— Start Stored data —

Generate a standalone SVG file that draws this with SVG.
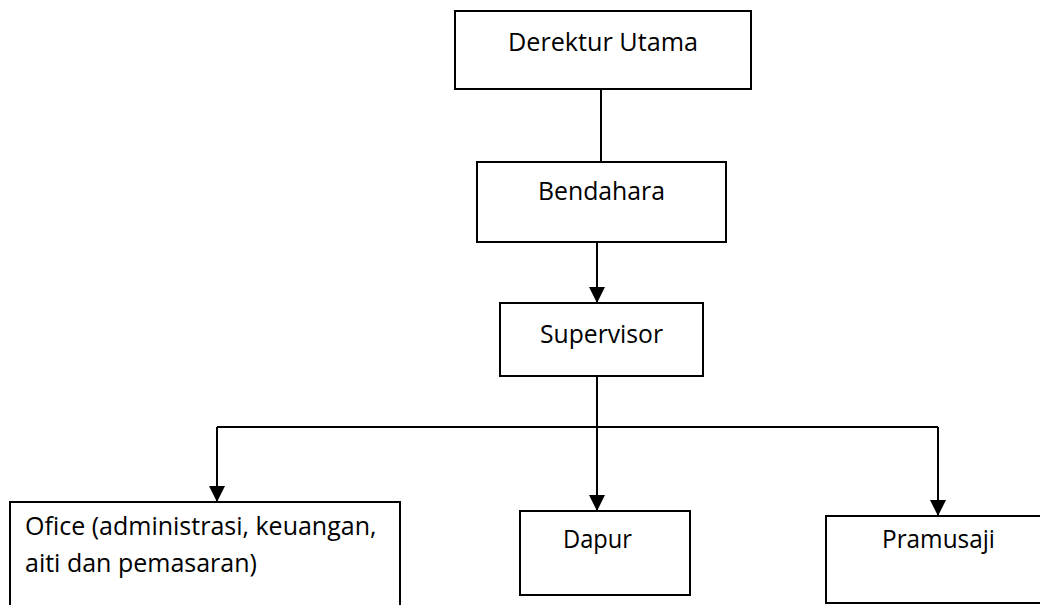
<svg xmlns="http://www.w3.org/2000/svg" width="1040" height="605" viewBox="0 0 1040 605">
<style>
.box{fill:#fff;stroke:#000;stroke-width:2}
.lbl{font-family:"Open Sans","Noto Sans",sans-serif;font-size:25px;fill:#000}
.conn{fill:none;stroke:#000;stroke-width:2}
</style>
<defs>
<marker id="arr" markerUnits="userSpaceOnUse" markerWidth="16" markerHeight="16" viewBox="0 0 16 16" refX="16" refY="8" orient="auto">
<path d="M0,0 L16,8 L0,16 Z" fill="#000"/>
</marker>
</defs>
<rect width="1040" height="605" fill="#fff"/>
<g id="connectors">
<line class="conn" x1="601" y1="89" x2="601" y2="162"/>
<line class="conn" x1="597" y1="242" x2="597" y2="303" marker-end="url(#arr)"/>
<polyline class="conn" points="597,376 597,427"/>
<line class="conn" x1="217" y1="427" x2="938" y2="427"/>
<line class="conn" x1="217" y1="427" x2="217" y2="502" marker-end="url(#arr)"/>
<line class="conn" x1="597" y1="427" x2="597" y2="511" marker-end="url(#arr)"/>
<line class="conn" x1="938" y1="427" x2="938" y2="516" marker-end="url(#arr)"/>
</g>
<g id="derektur">
<rect class="box" x="455" y="11" width="296" height="78"/>
<text class="lbl" x="508" y="51" textLength="190" lengthAdjust="spacingAndGlyphs">Derektur Utama</text>
</g>
<g id="bendahara">
<rect class="box" x="477" y="162" width="249" height="80"/>
<text class="lbl" x="538" y="200" textLength="127" lengthAdjust="spacingAndGlyphs">Bendahara</text>
</g>
<g id="supervisor">
<rect class="box" x="500" y="303" width="203" height="73"/>
<text class="lbl" x="540" y="343" textLength="123" lengthAdjust="spacingAndGlyphs">Supervisor</text>
</g>
<g id="office">
<rect class="box" x="10" y="502" width="390" height="120"/>
<text class="lbl" x="25" y="535">Ofice (administrasi, keuangan,</text>
<text class="lbl" x="25" y="572">aiti dan pemasaran)</text>
</g>
<g id="dapur">
<rect class="box" x="520" y="511" width="170" height="84"/>
<text class="lbl" x="563" y="548" textLength="69" lengthAdjust="spacingAndGlyphs">Dapur</text>
</g>
<g id="pramusaji">
<rect class="box" x="826" y="516" width="226" height="87"/>
<text class="lbl" x="882" y="548" textLength="113" lengthAdjust="spacingAndGlyphs">Pramusaji</text>
</g>
</svg>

— End Stored data —

### Task requirements
Restate the listing above word for word, and skip the pictures.

### Finished task
Generate a standalone SVG file that draws this with SVG.
<svg xmlns="http://www.w3.org/2000/svg" width="1040" height="605" viewBox="0 0 1040 605">
<style>
.box{fill:#fff;stroke:#000;stroke-width:2}
.lbl{font-family:"Open Sans","Noto Sans",sans-serif;font-size:25px;fill:#000}
.conn{fill:none;stroke:#000;stroke-width:2}
</style>
<defs>
<marker id="arr" markerUnits="userSpaceOnUse" markerWidth="16" markerHeight="16" viewBox="0 0 16 16" refX="16" refY="8" orient="auto">
<path d="M0,0 L16,8 L0,16 Z" fill="#000"/>
</marker>
</defs>
<rect width="1040" height="605" fill="#fff"/>
<g id="connectors">
<line class="conn" x1="601" y1="89" x2="601" y2="162"/>
<line class="conn" x1="597" y1="242" x2="597" y2="303" marker-end="url(#arr)"/>
<polyline class="conn" points="597,376 597,427"/>
<line class="conn" x1="217" y1="427" x2="938" y2="427"/>
<line class="conn" x1="217" y1="427" x2="217" y2="502" marker-end="url(#arr)"/>
<line class="conn" x1="597" y1="427" x2="597" y2="511" marker-end="url(#arr)"/>
<line class="conn" x1="938" y1="427" x2="938" y2="516" marker-end="url(#arr)"/>
</g>
<g id="derektur">
<rect class="box" x="455" y="11" width="296" height="78"/>
<text class="lbl" x="508" y="51" textLength="190" lengthAdjust="spacingAndGlyphs">Derektur Utama</text>
</g>
<g id="bendahara">
<rect class="box" x="477" y="162" width="249" height="80"/>
<text class="lbl" x="538" y="200" textLength="127" lengthAdjust="spacingAndGlyphs">Bendahara</text>
</g>
<g id="supervisor">
<rect class="box" x="500" y="303" width="203" height="73"/>
<text class="lbl" x="540" y="343" textLength="123" lengthAdjust="spacingAndGlyphs">Supervisor</text>
</g>
<g id="office">
<rect class="box" x="10" y="502" width="390" height="120"/>
<text class="lbl" x="25" y="535">Ofice (administrasi, keuangan,</text>
<text class="lbl" x="25" y="572">aiti dan pemasaran)</text>
</g>
<g id="dapur">
<rect class="box" x="520" y="511" width="170" height="84"/>
<text class="lbl" x="563" y="548" textLength="69" lengthAdjust="spacingAndGlyphs">Dapur</text>
</g>
<g id="pramusaji">
<rect class="box" x="826" y="516" width="226" height="87"/>
<text class="lbl" x="882" y="548" textLength="113" lengthAdjust="spacingAndGlyphs">Pramusaji</text>
</g>
</svg>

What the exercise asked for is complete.